Он был признан как поэт здоровой силы и свежести; его четкая предметность, резкость его рисунка, ударная определенность его ритмики заставляли подозревать его в учебе не то что у акмеистов, а чуть ли не у лефовских и конструктивистских проповедников деловитости.
И он же, Борис Корнилов, был расплывчат и темен, и вечно в стихах его стоял фантасмагорический туман, и критики, восторгавшиеся его простой естественностью, назавтра разносили его за тяжелую театральность, бутафорию, фальшь и надуманность.
Его облик противоречив, но еще более — нечеток. Противоречия никогда не становились для него темой специальных раздумий; противоположности вроде бы не терзали его, но как-то странно уживались в нем; он никому не казался загадочным, а многим казался даже простоватым, но этот простоватый контур был постоянно чуть размыт. За неясностью никто не предполагал душераздирающей бездны, однако к сюрпризам все были готовы постоянно. Корнилов был человек неожиданный. И вот одни запомнили застенчивого провинциала в косоворотке, другие — напористого «пролетпоэта» в кожанке, третьи — скандального столичного литератора в бобровой шубе; и все были отчасти правы: сбросив шубу, Корнилов мог оказаться в какой-нибудь провинциальной нижегородской косоворотке; его облик, казалось, исчерпывался двумя-тремя элементарными штрихами, но эти штрихи невозможно было поймать и зафиксировать.

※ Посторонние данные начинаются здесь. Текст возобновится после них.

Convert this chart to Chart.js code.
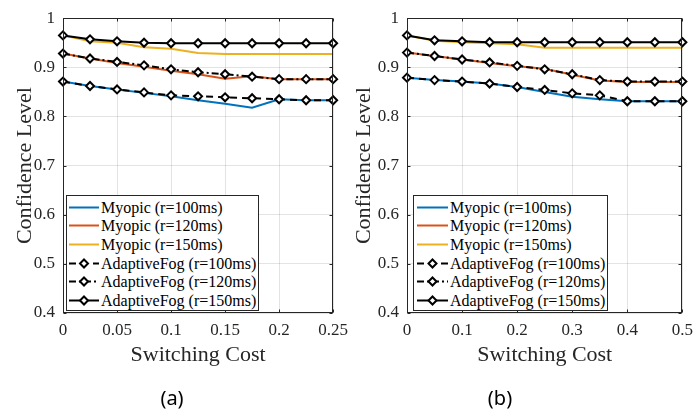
<!DOCTYPE html>
<html><head><meta charset="utf-8">
<script src="https://cdn.jsdelivr.net/npm/chart.js@4.4.1/dist/chart.umd.min.js"></script>
<style>
html,body{margin:0;padding:0;background:#fff;width:695px;height:409px;overflow:hidden;position:relative;}
canvas{position:absolute;top:0;}
#ca{left:0;} #cb{left:340px;}
.legend{position:absolute;background:#fff;border:1px solid #262626;box-sizing:border-box;font-family:"Liberation Serif",serif;font-size:16px;color:#000;}
.row{position:absolute;left:0;height:19px;line-height:19px;white-space:nowrap;}
.row svg{position:absolute;top:0;}
.row span{position:absolute;top:0;}
.cap{position:absolute;font-family:"Noto Sans";font-size:20px;color:#000;transform:translate(-50%,-50%);white-space:nowrap;}
</style></head><body>
<canvas id="ca" width="355" height="409"></canvas>
<canvas id="cb" width="360" height="409"></canvas>
<div class="cap" style="left:172px;top:397px;">(a)</div>
<div class="cap" style="left:500px;top:397px;">(b)</div>
<script>
// ---- data ----
const seriesNames = ["Myopic (r=100ms)","Myopic (r=120ms)","Myopic (r=150ms)","AdaptiveFog (r=100ms)","AdaptiveFog (r=120ms)","AdaptiveFog (r=150ms)"];
const xA = [0,0.025,0.05,0.075,0.1,0.125,0.15,0.175,0.2,0.225,0.25];
const myo100A = [0.871,0.862,0.855,0.848,0.841,0.833,0.826,0.818,0.835,0.833,0.833];
const myo120A = [0.928,0.918,0.909,0.901,0.893,0.886,0.877,0.882,0.876,0.876,0.876];
const myo150A = [0.965,0.953,0.950,0.941,0.938,0.929,0.927,0.927,0.927,0.927,0.927];
const af100A  = [0.871,0.862,0.855,0.849,0.843,0.841,0.839,0.837,0.835,0.833,0.833];
const af120A  = [0.928,0.918,0.911,0.904,0.896,0.890,0.886,0.881,0.876,0.876,0.876];
const af150A  = [0.965,0.957,0.953,0.950,0.949,0.949,0.949,0.949,0.949,0.949,0.949];

const xB = [0,0.05,0.1,0.15,0.2,0.25,0.3,0.35,0.4,0.45,0.5];
const myo100B = [0.879,0.874,0.871,0.867,0.860,0.850,0.840,0.835,0.831,0.831,0.831];
const myo120B = [0.930,0.923,0.916,0.909,0.902,0.897,0.885,0.873,0.870,0.870,0.870];
const myo150B = [0.965,0.954,0.951,0.949,0.947,0.940,0.940,0.940,0.940,0.940,0.940];
const af100B  = [0.879,0.874,0.871,0.867,0.860,0.854,0.847,0.843,0.831,0.831,0.831];
const af120B  = [0.930,0.923,0.916,0.910,0.903,0.896,0.886,0.874,0.871,0.871,0.871];
const af150B  = [0.965,0.955,0.953,0.951,0.951,0.951,0.951,0.951,0.951,0.951,0.951];

const xLabel = "Switching Cost";
const yLabel = "Confidence Level";

// ---- styles ----
const styles = [
  {color:"#0072BD", dash:[], marker:false},
  {color:"#D95319", dash:[], marker:false},
  {color:"#EDB120", dash:[], marker:false},
  {color:"#000000", dash:[7,5], marker:true},
  {color:"#000000", dash:[7,3,2,3], marker:true},
  {color:"#000000", dash:[], marker:true}
];
const AX = "#262626";
const SERIF = "'Liberation Serif', serif";

const fmt = v => String(Number(Number(v).toFixed(3)));

const boxPlugin = {
  id:'boxTicks',
  afterDatasetsDraw(chart){
    const {ctx, chartArea:a, scales:{x,y}} = chart;
    ctx.save();
    ctx.strokeStyle = AX; ctx.lineWidth = 1;
    const L = Math.round(a.left)+0.5, T = Math.round(a.top)+0.5, R = Math.round(a.right)-0.5, B = Math.round(a.bottom)-0.5;
    ctx.beginPath();
    x.ticks.forEach(t=>{ const p = Math.round(x.getPixelForValue(t.value))+0.5;
      ctx.moveTo(p,B); ctx.lineTo(p,B-3); ctx.moveTo(p,T); ctx.lineTo(p,T+3); });
    y.ticks.forEach(t=>{ const p = Math.round(y.getPixelForValue(t.value))+0.5;
      ctx.moveTo(L,p); ctx.lineTo(L+3,p); ctx.moveTo(R,p); ctx.lineTo(R-3,p); });
    ctx.stroke();
    ctx.strokeRect(L,T,R-L,B-T);
    ctx.restore();
  }
};

function makeChart(id, xs, lists, xmax, xstep, yAxisW, yTitlePad, rightPad){
  const datasets = lists.map((vals,i)=>({
    label: seriesNames[i],
    data: xs.map((xv,j)=>({x:xv, y:vals[j]})),
    borderColor: styles[i].color,
    backgroundColor: styles[i].color,
    borderWidth: 2,
    borderDash: styles[i].dash,
    pointStyle: 'rectRot',
    pointRadius: styles[i].marker ? 4 : 0,
    pointBorderWidth: 2,
    pointBorderColor: '#000',
    pointBackgroundColor: '#fff',
    tension: 0,
    clip: false,
    order: 5 - i
  }));
  return new Chart(document.getElementById(id), {
    type:'line',
    data:{datasets},
    plugins:[boxPlugin],
    options:{
      responsive:false, animation:false,
      layout:{padding:{left:0, top:18, right:rightPad, bottom:0}},
      plugins:{legend:{display:false}, tooltip:{enabled:false}},
      scales:{
        x:{type:'linear', min:0, max:xmax,
           afterFit(s){ s.height = 96; },
           ticks:{stepSize:xstep, padding:7, color:AX, font:{family:SERIF, size:17}, maxRotation:0, callback:fmt},
           grid:{color:'rgba(38,38,38,0.13)', drawTicks:false},
           border:{display:false},
           title:{display:true, text:xLabel, color:AX, font:{family:SERIF, size:22}, padding:{top:0,bottom:40.8}}
        },
        y:{type:'linear', min:0.4, max:1,
           afterFit(s){ s.width = yAxisW; },
           ticks:{stepSize:0.1, padding:8, color:AX, font:{family:SERIF, size:17}, callback:fmt},
           grid:{color:'rgba(38,38,38,0.13)', drawTicks:false},
           border:{display:false},
           title:{display:true, text:yLabel, color:AX, font:{family:SERIF, size:22}, padding:{top:yTitlePad,bottom:0}}
        }
      }
    }
  });
}

makeChart('ca', xA, [myo100A,myo120A,myo150A,af100A,af120A,af150A], 0.25, 0.05, 63, 11.8, 20);
makeChart('cb', xB, [myo100B,myo120B,myo150B,af100B,af120B,af150B], 0.5, 0.1, 67, 10.8, 17);

// ---- legends (HTML, real text) ----
function makeLegend(left, top, width, height, sampleX, sampleW, textX){
  const box = document.createElement('div');
  box.className = 'legend';
  Object.assign(box.style, {left:left+'px', top:top+'px', width:width+'px', height:height+'px'});
  seriesNames.forEach((name,i)=>{
    const row = document.createElement('div');
    row.className = 'row';
    row.style.top = (1.5 + i*18.7) + 'px';
    row.style.width = width + 'px';
    const st = styles[i];
    const mid = sampleW/2;
    let svg = `<svg width="${sampleW}" height="19" style="left:${sampleX}px"><line x1="0" y1="9.5" x2="${sampleW}" y2="9.5" stroke="${st.color}" stroke-width="2" ${st.dash.length?`stroke-dasharray="${st.dash.join(',')}"`:''}/>`;
    if (st.marker) svg += `<polygon points="${mid},5.5 ${mid+4},9.5 ${mid},13.5 ${mid-4},9.5" fill="#fff" stroke="#000" stroke-width="2"/>`;
    svg += `</svg>`;
    row.innerHTML = svg + `<span style="left:${textX}px">${name}</span>`;
    box.appendChild(row);
  });
  document.body.appendChild(box);
}
makeLegend(66, 195, 193, 116, 2, 30, 34);
makeLegend(413, 195, 195, 116, 3, 31, 36);
</script>
</body></html>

В его стихах непрестанно находили чужие влияния. Известно было, что Корнилов следует Багрицкому и Есенину. Кроме того, его непосредственными учителями считались Тихонов и Саянов, первый — как признанный лидер довоенной ленинградской поэзии, второй — как мастер, который в 1927 году ввел молодого автора в эту ленинградскую поэзию. Критика сигнализировала далее, что у Корнилова есть элементы инфантильной эстетики Заболоцкого и обериутов; «кое-что» в корниловских стихах «заставляло вспомнить Клюева», и это тоже должно было служить поэту «предостережением». Еще на Корнилова влияли: Блок и Гумилев, Пастернак и Асеев, Бабель и Гейне, Пушкин и Лермонтов, Тютчев, Прокофьев и Браун… Я собрал здесь только те влияния, которые были замечены тогдашней критикой. Нет сомнения, что влияний оказалось бы намного больше, если бы теперь поискать их специально. Но чудо в том, что все это действительно соответствовало действительности, что в стихах Корнилова и вправду там и сям обнаруживались воздействия невообразимо разных, совершенно несовместимых поэтов, однако — при всей этой податливости и устойчивости, при всей подверженности влияниям — по любой вырванной странице самостоятельную поэтическую руку Корнилова узнавали мгновенно.